Children, don’t you get weary. Jesus is risen. That’s what I think. Well, what do you feel? What do I feel? I feel like I heard him say, “They going to kill me.” But if you don’t know something worth dying for, then you ain’t got nothing worth living for. I heard him say, “I’m not sure what’s going to happen to me, because no one has ever been in my shoes before.”

But I’m going to trust in the Lord. I’m going to trust in the Lord. They going to crucify me, but I’m going to rise up again. On the third day. They going to crucify you this week, on the job, in the home, in the marketplace, in the school, in rehearsal, they’re going to kill you on Friday. But there’s always a third day. I see that day dawning now. Those women have just reached the disciples. So, Peter is waking up. Paul is cranking up. Thomas is wising up. Matthew, Mark, Luke and John are riding up. The poor are looking up. The blind are lifting up.

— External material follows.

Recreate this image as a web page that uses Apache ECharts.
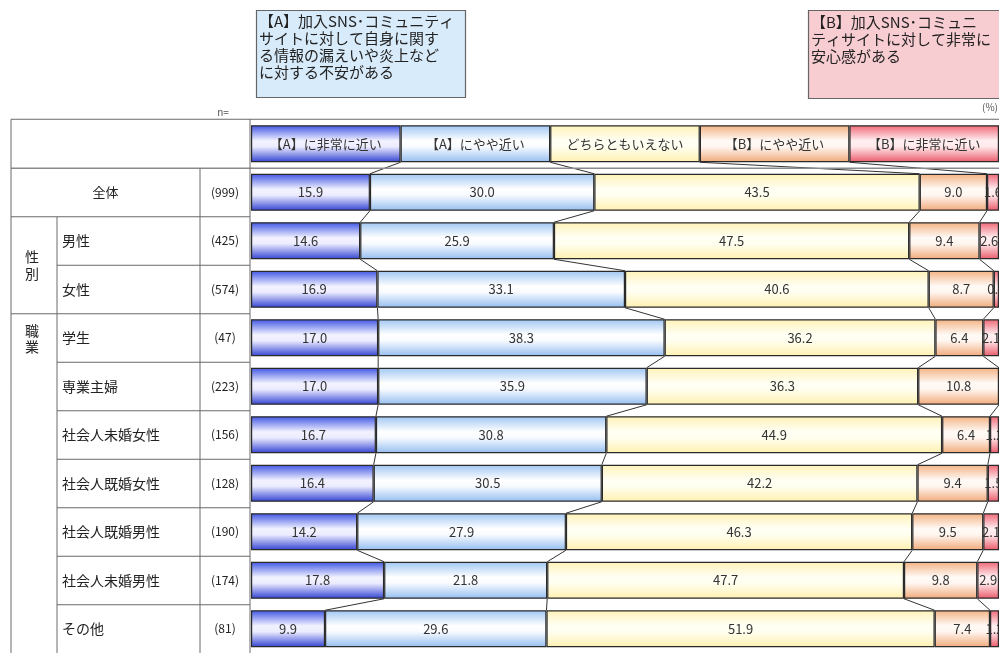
<!DOCTYPE html>
<html><head><meta charset="utf-8">
<script src="https://cdn.jsdelivr.net/npm/echarts@6/dist/echarts.min.js"></script>
<style>html,body{margin:0;padding:0;background:#fff}#main{width:999px;height:653px}</style>
</head><body><div id="main"></div>
<script>
// ---------- data ----------
const seriesNames = ['【A】に非常に近い', '【A】にやや近い', 'どちらともいえない', '【B】にやや近い', '【B】に非常に近い'];
const headerShares = [20, 20, 20, 20, 20];
const rowLabels = ['全体', '男性', '女性', '学生', '専業主婦', '社会人未婚女性', '社会人既婚女性', '社会人既婚男性', '社会人未婚男性', 'その他'];
const sampleSizes = [999, 425, 574, 47, 223, 156, 128, 190, 174, 81];
const veryA   = [15.9, 14.6, 16.9, 17.0, 17.0, 16.7, 16.4, 14.2, 17.8, 9.9];
const someA   = [30.0, 25.9, 33.1, 38.3, 35.9, 30.8, 30.5, 27.9, 21.8, 29.6];
const neither = [43.5, 47.5, 40.6, 36.2, 36.3, 44.9, 42.2, 46.3, 47.7, 51.9];
const someB   = [9.0, 9.4, 8.7, 6.4, 10.8, 6.4, 9.4, 9.5, 9.8, 7.4];
const veryB   = [1.6, 2.6, 0.7, 2.1, 0.0, 1.2, 1.5, 2.1, 2.9, 1.2];
// group rows given as indices into rowLabels
const groupLabels = [{text: '性\n別', from: 1, to: 2, align: 'middle'}, {text: '職\n業', from: 3, to: 9, align: 'top'}];
const boxAText = '【A】加入SNS･コミュニティ\nサイトに対して自身に関す\nる情報の漏えいや炎上など\nに対する不安がある';
const boxBText = '【B】加入SNS･コミュニ\nティサイトに対して非常に\n安心感がある';

// ---------- layout / style ----------
const FONT = '"Noto Sans CJK JP", "Noto Sans", sans-serif';
const GRID = {left: 251, top: 119.5, width: 754, height: 539};
const BAR_W = 37;
const TABLE = {x0: 11, xGroup: 57, xN: 200, x1: 250, right: 999};
const values = [veryA, someA, neither, someB, veryB];
const cats = ['__header'].concat(rowLabels);
const grads = [
  [[0, '#3f55e4'], [0.42, '#f2f2ff'], [0.58, '#ececff'], [1, '#3142d2']],
  [[0, '#9fc6f3'], [0.42, '#ffffff'], [0.58, '#f8fbff'], [1, '#94bdf0']],
  [[0, '#fff2b8'], [0.42, '#fffff4'], [0.58, '#fffff0'], [1, '#fff0b0']],
  [[0, '#f3b283'], [0.42, '#fffaf6'], [0.58, '#fff6f0'], [1, '#f0aa7a']],
  [[0, '#ef6675'], [0.42, '#fff0f2'], [0.58, '#ffe8ea'], [1, '#ea5a6a']]
];

const chart = echarts.init(document.getElementById('main'), null, {renderer: 'canvas'});

const barSeries = seriesNames.map((name, k) => ({
  name: name,
  type: 'bar',
  stack: 'total',
  barWidth: BAR_W,
  data: [headerShares[k]].concat(values[k]),
  itemStyle: {
    color: new echarts.graphic.LinearGradient(0, 0, 0, 1, grads[k].map(s => ({offset: s[0], color: s[1]}))),
    borderColor: '#2a2a2a',
    borderWidth: 1.2
  },
  label: {
    show: true,
    position: 'inside',
    color: '#333',
    fontFamily: FONT,
    fontSize: 13,
    formatter: p => p.dataIndex === 0 ? p.seriesName : (p.value === 0 ? '' : Number(p.value).toFixed(1))
  },
  emphasis: {disabled: true},
  silent: true,
  animation: false
}));

// connector lines between consecutive rows
const allRows = [headerShares].concat(rowLabels.map((_, i) => values.map(v => v[i])));
const cumRows = allRows.map(r => { let s = 0; return r.map(v => (s += v)); });
const connectors = [];
for (let i = 0; i < cumRows.length - 1; i++) {
  for (let k = 0; k < 4; k++) {
    connectors.push([cumRows[i][k], i, cumRows[i + 1][k], i + 1]);
  }
}

const option = {
  animation: false,
  backgroundColor: '#fff',
  grid: {left: GRID.left, top: GRID.top, width: GRID.width, height: GRID.height, containLabel: false},
  xAxis: {type: 'value', min: 0, max: 100, show: false},
  yAxis: {type: 'category', data: cats, inverse: true, show: false},
  series: barSeries.concat([{
    type: 'custom',
    silent: true,
    clip: false,
    data: connectors,
    encode: {x: [0, 2], y: [1, 3]},
    renderItem: (params, api) => {
      const a = api.coord([api.value(0), api.value(1)]);
      const b = api.coord([api.value(2), api.value(3)]);
      const h = BAR_W / 2;
      return {type: 'line', shape: {x1: a[0], y1: a[1] + h, x2: b[0], y2: b[1] - h},
              style: {stroke: '#333', lineWidth: 1}};
    }
  }])
};
chart.setOption(option);

// ---------- table & text boxes ----------
function rowY(i) { return chart.convertToPixel({gridIndex: 0}, [0, cats[i]])[1]; }
const band = GRID.height / cats.length;
const g = [];
const lineStyle = {stroke: '#6a6a6a', lineWidth: 1};
function hline(x1, x2, y, st) { g.push({type: 'line', shape: {x1, y1: y, x2, y2: y}, style: st || lineStyle, z: 100}); }
function vline(x, y1, y2) { g.push({type: 'line', shape: {x1: x, y1, x2: x, y2}, style: lineStyle, z: 100}); }
const topY = rowY(0) - band / 2;
const headBottom = rowY(0) + band / 2;
const bottomY = 653;
hline(TABLE.x0, TABLE.right, topY);
hline(TABLE.x0, TABLE.right, headBottom, {stroke: '#8a8a8a', lineWidth: 1.5});
vline(TABLE.x0, topY, bottomY);
vline(TABLE.x1, topY, bottomY);
vline(TABLE.xN, headBottom, bottomY);
vline(TABLE.xGroup, rowY(1) + band / 2, bottomY);
// row lines (below cats row i); full width when the next row starts a group
for (let i = 1; i < cats.length - 1; i++) {
  const y = rowY(i) + band / 2;
  const nextRow = i; // index into rowLabels of the row below this line
  const full = i === 1 || groupLabels.some(gr => gr.from === nextRow);
  hline(full ? TABLE.x0 : TABLE.xGroup, TABLE.x1, y);
}
// row texts
rowLabels.forEach((lab, j) => {
  const i = j + 1, y = rowY(i);
  if (j === 0) {
    g.push({type: 'text', x: (TABLE.x0 + TABLE.xN) / 2, y, style: {text: lab, font: '13px ' + FONT, fill: '#222', align: 'center', verticalAlign: 'middle'}, z: 101});
  } else {
    g.push({type: 'text', x: 62, y, style: {text: lab, font: '14px ' + FONT, fill: '#222', align: 'left', verticalAlign: 'middle'}, z: 101});
  }
  g.push({type: 'text', x: (TABLE.xN + TABLE.x1) / 2, y, style: {text: '(' + sampleSizes[j] + ')', font: '12px ' + FONT, fill: '#222', align: 'center', verticalAlign: 'middle'}, z: 101});
});
groupLabels.forEach(gr => {
  const x = 32;
  if (gr.align === 'middle') {
    const y = (rowY(gr.from + 1) + rowY(gr.to + 1)) / 2;
    g.push({type: 'text', x, y, style: {text: gr.text, font: '14px ' + FONT, fill: '#222', align: 'center', verticalAlign: 'middle', lineHeight: 17}, z: 101});
  } else {
    const y = rowY(gr.from + 1) - band / 2 + 9;
    g.push({type: 'text', x, y, style: {text: gr.text, font: '14px ' + FONT, fill: '#222', align: 'center', verticalAlign: 'top', lineHeight: 16}, z: 101});
  }
});
g.push({type: 'text', x: 223, y: topY - 7, style: {text: 'n=', font: '10px ' + FONT, fill: '#555', align: 'center', verticalAlign: 'middle'}, z: 101});
g.push({type: 'text', x: 982, y: topY - 12, style: {text: '(%)', font: '10px ' + FONT, fill: '#555', align: 'left', verticalAlign: 'middle'}, z: 101});
// text boxes
g.push({type: 'rect', shape: {x: 256.5, y: 10.5, width: 209, height: 87}, style: {fill: '#d8ebfa', stroke: '#666', lineWidth: 1.2}, z: 100});
g.push({type: 'text', x: 259, y: 13, style: {text: boxAText, font: '15px ' + FONT, fill: '#222', lineHeight: 17, align: 'left', verticalAlign: 'top'}, z: 101});
g.push({type: 'rect', shape: {x: 808.5, y: 10.5, width: 220, height: 88}, style: {fill: '#f8cdd1', stroke: '#666', lineWidth: 1.2}, z: 100});
g.push({type: 'text', x: 811, y: 14, style: {text: boxBText, font: '15px ' + FONT, fill: '#222', lineHeight: 17, align: 'left', verticalAlign: 'top'}, z: 101});

chart.setOption({graphic: {elements: g}});
</script>
</body></html>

“I want to tell you, governor, I’m giving up. I, herewith, tender my resignation from the army of Rome. I am now a soldier in the army of God. I believe!”

I believe Jesus is risen. Jesus is risen. Praise God, from whom all blessings flow. Jesus is risen. Thank you, Jesus. Thank you, Jesus. Thank you, Jesus. Amen. Amen.

If you have no church home, please stay if you can. Don’t leave us. We invite you to come down the aisle.